■ **Short exercise**: Copy exactly the lines from the start of the material through the line with "Line, XAxis, YAxis". Pictures stay out of the copy.

■ **Dataset extract**:
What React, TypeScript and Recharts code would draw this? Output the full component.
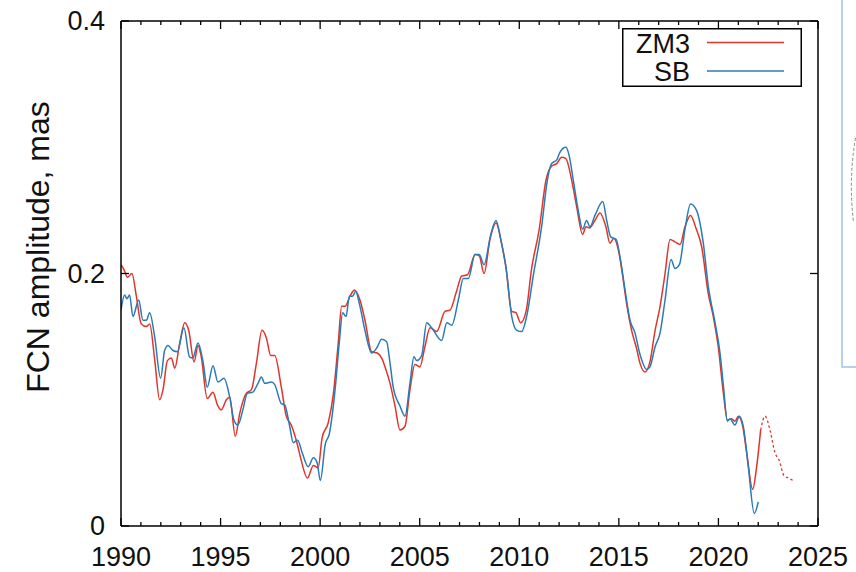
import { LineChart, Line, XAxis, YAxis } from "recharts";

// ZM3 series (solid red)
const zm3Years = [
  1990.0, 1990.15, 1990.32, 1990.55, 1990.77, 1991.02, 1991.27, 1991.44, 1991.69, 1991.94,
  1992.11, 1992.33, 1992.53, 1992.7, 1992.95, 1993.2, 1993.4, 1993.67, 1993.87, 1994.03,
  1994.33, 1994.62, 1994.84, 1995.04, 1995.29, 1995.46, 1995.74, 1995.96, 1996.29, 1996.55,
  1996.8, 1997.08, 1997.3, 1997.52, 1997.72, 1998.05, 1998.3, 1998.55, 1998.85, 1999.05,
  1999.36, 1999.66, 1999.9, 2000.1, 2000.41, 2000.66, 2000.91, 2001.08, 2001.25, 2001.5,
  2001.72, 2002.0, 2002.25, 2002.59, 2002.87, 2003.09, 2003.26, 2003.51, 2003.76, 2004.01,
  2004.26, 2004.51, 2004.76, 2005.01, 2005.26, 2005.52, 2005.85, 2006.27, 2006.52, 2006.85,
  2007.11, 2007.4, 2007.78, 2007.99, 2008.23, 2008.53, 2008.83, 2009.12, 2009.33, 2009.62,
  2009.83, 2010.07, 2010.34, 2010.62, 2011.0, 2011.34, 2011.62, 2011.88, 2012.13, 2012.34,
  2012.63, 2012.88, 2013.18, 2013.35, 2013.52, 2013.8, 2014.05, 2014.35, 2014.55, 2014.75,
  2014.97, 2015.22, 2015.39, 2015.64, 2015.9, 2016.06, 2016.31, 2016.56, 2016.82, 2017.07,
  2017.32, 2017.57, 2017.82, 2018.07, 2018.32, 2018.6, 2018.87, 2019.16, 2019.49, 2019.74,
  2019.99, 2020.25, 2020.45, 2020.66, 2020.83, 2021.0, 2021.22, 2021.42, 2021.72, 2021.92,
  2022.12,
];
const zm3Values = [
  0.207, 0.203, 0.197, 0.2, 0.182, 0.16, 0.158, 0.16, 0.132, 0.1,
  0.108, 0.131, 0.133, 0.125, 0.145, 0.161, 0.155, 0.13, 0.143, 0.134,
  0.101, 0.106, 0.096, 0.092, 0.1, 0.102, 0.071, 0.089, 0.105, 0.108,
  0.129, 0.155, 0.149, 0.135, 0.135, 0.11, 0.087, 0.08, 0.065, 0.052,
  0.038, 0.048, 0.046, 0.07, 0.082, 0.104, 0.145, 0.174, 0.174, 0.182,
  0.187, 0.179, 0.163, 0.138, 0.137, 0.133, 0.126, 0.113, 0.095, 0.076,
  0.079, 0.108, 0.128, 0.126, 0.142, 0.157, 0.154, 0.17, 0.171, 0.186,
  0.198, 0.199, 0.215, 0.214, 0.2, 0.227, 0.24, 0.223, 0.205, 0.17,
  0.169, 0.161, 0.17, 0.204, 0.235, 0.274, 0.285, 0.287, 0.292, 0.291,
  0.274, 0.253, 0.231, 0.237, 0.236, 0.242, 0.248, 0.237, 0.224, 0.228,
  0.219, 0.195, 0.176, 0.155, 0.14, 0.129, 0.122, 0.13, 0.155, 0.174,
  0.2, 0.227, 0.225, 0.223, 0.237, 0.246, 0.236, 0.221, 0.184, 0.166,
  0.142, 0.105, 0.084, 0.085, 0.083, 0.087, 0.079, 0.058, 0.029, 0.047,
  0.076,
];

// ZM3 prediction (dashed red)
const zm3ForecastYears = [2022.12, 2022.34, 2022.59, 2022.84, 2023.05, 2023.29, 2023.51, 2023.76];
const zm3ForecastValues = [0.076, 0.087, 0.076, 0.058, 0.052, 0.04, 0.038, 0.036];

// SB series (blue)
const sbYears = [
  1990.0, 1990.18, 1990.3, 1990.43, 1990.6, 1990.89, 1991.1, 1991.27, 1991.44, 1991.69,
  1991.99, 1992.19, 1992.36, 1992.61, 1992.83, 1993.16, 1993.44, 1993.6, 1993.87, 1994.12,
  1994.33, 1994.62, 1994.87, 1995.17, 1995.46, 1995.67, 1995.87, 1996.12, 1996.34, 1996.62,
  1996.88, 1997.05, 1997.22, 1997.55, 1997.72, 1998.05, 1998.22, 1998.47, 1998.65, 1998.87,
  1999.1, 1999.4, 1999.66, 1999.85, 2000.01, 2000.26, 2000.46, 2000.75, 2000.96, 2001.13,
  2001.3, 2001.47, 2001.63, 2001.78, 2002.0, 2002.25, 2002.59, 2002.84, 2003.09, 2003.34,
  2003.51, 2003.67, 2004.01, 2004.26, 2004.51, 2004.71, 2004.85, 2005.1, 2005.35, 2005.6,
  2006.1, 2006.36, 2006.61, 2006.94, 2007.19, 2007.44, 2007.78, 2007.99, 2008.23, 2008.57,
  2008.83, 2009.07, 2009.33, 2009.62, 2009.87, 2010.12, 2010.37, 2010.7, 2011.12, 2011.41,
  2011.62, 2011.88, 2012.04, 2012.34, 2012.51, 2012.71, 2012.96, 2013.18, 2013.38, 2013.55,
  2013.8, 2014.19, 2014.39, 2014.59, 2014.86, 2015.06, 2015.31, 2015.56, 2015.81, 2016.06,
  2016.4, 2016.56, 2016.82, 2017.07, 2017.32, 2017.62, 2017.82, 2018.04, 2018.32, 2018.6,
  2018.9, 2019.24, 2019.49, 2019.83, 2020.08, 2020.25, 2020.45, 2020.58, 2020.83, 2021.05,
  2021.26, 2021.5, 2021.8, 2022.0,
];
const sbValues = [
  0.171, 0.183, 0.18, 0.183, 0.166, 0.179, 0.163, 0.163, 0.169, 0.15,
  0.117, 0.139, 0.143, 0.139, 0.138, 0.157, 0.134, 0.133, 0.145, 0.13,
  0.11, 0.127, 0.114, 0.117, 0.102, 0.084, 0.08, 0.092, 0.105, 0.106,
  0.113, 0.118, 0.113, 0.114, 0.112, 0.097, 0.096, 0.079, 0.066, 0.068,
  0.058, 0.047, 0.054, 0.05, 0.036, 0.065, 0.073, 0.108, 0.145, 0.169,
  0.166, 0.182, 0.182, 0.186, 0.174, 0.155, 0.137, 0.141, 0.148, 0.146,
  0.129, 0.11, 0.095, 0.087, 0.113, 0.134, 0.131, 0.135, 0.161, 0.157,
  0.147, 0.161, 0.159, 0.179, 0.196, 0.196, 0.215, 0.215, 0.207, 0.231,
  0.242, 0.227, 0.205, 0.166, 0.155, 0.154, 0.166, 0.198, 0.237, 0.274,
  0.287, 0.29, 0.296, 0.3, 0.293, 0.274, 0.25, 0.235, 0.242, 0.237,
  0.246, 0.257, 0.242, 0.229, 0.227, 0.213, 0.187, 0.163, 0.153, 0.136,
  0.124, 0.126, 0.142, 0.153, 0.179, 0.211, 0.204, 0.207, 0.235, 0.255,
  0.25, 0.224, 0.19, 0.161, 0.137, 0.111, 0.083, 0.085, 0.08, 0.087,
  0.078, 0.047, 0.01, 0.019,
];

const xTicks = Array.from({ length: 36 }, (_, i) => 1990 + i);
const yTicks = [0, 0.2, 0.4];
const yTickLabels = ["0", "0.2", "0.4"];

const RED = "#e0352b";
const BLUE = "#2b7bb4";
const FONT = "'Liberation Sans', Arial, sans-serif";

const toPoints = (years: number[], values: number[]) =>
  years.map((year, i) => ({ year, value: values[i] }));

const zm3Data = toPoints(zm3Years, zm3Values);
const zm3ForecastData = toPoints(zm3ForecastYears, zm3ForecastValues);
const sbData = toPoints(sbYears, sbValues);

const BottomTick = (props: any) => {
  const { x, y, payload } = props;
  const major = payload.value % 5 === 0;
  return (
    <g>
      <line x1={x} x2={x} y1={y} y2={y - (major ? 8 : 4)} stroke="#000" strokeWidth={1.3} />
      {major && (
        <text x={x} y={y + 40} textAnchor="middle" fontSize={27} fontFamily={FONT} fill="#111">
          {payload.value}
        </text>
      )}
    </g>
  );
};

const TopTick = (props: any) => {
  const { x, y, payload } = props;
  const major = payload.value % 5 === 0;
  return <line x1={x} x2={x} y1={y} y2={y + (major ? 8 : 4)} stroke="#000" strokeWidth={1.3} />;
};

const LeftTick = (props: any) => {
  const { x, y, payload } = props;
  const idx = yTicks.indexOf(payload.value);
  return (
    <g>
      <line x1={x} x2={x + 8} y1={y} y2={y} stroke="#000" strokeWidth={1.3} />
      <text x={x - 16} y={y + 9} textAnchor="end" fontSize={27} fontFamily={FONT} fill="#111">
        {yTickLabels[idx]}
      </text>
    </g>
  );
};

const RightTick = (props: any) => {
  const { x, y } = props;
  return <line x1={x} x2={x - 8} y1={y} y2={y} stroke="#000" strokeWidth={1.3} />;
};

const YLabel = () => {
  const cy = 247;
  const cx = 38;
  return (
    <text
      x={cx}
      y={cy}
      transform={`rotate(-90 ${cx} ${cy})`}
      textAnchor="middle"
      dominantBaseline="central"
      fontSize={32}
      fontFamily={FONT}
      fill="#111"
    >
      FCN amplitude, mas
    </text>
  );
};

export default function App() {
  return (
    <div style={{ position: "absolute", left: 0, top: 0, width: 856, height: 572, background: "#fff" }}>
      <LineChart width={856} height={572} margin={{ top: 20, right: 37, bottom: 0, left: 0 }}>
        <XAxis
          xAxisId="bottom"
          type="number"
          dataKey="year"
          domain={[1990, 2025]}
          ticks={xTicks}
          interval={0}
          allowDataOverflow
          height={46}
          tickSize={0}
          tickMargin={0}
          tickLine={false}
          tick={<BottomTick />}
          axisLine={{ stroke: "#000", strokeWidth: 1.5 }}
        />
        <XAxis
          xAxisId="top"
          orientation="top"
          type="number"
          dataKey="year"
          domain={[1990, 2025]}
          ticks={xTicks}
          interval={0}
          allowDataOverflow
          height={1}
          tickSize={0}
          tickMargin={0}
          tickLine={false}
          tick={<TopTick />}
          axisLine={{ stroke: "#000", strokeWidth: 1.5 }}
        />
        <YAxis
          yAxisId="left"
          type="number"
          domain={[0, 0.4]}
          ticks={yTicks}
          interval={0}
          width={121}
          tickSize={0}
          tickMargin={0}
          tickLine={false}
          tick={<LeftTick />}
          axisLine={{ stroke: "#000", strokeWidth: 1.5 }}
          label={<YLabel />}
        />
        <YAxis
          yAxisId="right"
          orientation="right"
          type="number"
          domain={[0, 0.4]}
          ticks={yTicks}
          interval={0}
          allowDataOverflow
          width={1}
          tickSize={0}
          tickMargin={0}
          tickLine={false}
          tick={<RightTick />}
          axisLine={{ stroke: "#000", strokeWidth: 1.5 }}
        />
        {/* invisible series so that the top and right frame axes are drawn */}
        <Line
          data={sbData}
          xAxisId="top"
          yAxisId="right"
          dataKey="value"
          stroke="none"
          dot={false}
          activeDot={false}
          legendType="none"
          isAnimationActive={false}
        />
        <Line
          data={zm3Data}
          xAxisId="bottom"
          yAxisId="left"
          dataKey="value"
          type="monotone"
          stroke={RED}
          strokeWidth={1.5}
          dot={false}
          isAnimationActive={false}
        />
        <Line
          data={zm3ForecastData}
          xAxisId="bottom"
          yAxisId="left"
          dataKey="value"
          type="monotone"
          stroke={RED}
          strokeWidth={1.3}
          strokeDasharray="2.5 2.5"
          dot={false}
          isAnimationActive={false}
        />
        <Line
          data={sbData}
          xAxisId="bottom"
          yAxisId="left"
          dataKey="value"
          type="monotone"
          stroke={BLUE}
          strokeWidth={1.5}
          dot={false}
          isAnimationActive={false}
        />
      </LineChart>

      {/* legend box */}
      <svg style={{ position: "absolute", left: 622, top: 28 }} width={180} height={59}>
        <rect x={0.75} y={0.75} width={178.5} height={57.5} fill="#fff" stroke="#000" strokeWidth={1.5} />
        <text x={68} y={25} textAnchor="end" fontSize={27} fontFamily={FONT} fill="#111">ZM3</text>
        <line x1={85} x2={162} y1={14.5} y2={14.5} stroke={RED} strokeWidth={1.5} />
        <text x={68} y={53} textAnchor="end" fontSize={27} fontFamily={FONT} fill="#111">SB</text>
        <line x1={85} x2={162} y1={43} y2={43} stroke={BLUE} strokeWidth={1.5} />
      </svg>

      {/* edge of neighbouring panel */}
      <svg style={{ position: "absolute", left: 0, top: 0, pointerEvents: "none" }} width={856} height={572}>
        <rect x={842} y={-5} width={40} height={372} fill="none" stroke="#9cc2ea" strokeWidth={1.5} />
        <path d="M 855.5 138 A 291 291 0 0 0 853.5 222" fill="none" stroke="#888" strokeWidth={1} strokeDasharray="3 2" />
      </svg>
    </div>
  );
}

■ **Completed exercise**:
What React, TypeScript and Recharts code would draw this? Output the full component.
import { LineChart, Line, XAxis, YAxis } from "recharts";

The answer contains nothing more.